## Short problem
Print only the lines from the top of the data through the line with "var font = 'Liberation", both included, skipping every picture.

## Source excerpt
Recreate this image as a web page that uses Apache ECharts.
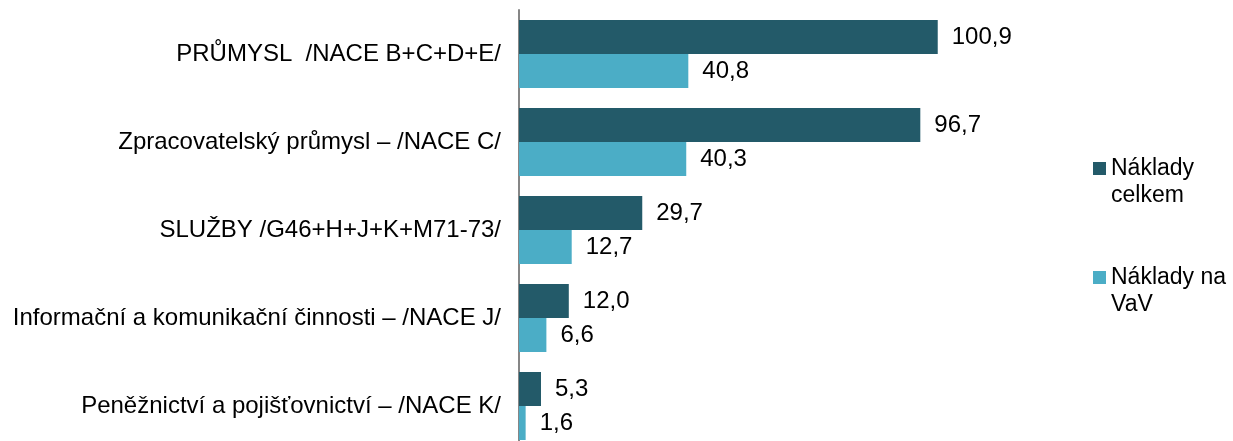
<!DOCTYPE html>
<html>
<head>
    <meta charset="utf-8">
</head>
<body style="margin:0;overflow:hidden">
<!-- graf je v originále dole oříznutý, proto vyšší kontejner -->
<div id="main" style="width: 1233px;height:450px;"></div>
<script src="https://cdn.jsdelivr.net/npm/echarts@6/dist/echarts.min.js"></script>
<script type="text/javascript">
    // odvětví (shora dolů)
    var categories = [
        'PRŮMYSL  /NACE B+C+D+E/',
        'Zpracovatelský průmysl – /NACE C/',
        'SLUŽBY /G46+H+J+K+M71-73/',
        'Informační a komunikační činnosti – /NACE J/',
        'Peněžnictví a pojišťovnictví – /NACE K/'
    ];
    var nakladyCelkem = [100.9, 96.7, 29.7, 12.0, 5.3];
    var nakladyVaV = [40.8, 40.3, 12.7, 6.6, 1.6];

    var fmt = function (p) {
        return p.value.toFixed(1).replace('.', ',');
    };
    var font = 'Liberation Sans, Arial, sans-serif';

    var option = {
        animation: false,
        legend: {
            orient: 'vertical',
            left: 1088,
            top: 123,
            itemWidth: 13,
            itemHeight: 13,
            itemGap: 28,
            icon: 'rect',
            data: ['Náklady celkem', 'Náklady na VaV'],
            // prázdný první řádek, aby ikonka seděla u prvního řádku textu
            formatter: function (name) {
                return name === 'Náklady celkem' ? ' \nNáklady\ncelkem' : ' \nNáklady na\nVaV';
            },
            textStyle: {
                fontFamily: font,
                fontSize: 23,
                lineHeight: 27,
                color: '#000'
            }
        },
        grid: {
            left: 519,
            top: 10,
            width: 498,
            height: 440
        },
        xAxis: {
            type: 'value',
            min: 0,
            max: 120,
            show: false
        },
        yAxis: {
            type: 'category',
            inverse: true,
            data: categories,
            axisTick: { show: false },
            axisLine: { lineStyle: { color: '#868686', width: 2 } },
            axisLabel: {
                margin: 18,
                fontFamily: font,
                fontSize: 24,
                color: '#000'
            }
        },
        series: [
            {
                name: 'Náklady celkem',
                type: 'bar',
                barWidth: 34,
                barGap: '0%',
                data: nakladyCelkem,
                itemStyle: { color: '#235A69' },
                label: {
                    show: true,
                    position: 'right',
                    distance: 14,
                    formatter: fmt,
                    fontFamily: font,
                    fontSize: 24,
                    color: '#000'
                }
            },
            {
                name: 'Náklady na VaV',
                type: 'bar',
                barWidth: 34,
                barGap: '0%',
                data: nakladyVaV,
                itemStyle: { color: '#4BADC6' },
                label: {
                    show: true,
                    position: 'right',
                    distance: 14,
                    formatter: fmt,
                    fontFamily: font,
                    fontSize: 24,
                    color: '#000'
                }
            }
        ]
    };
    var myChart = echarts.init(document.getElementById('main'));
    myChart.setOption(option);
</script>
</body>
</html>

## Task output
Recreate this image as a web page that uses Apache ECharts.
<!DOCTYPE html>
<html>
<head>
    <meta charset="utf-8">
</head>
<body style="margin:0;overflow:hidden">
<!-- graf je v originále dole oříznutý, proto vyšší kontejner -->
<div id="main" style="width: 1233px;height:450px;"></div>
<script src="https://cdn.jsdelivr.net/npm/echarts@6/dist/echarts.min.js"></script>
<script type="text/javascript">
    // odvětví (shora dolů)
    var categories = [
        'PRŮMYSL  /NACE B+C+D+E/',
        'Zpracovatelský průmysl – /NACE C/',
        'SLUŽBY /G46+H+J+K+M71-73/',
        'Informační a komunikační činnosti – /NACE J/',
        'Peněžnictví a pojišťovnictví – /NACE K/'
    ];
    var nakladyCelkem = [100.9, 96.7, 29.7, 12.0, 5.3];
    var nakladyVaV = [40.8, 40.3, 12.7, 6.6, 1.6];

    var fmt = function (p) {
        return p.value.toFixed(1).replace('.', ',');
    };
    var font = 'Liberation Sans, Arial, sans-serif';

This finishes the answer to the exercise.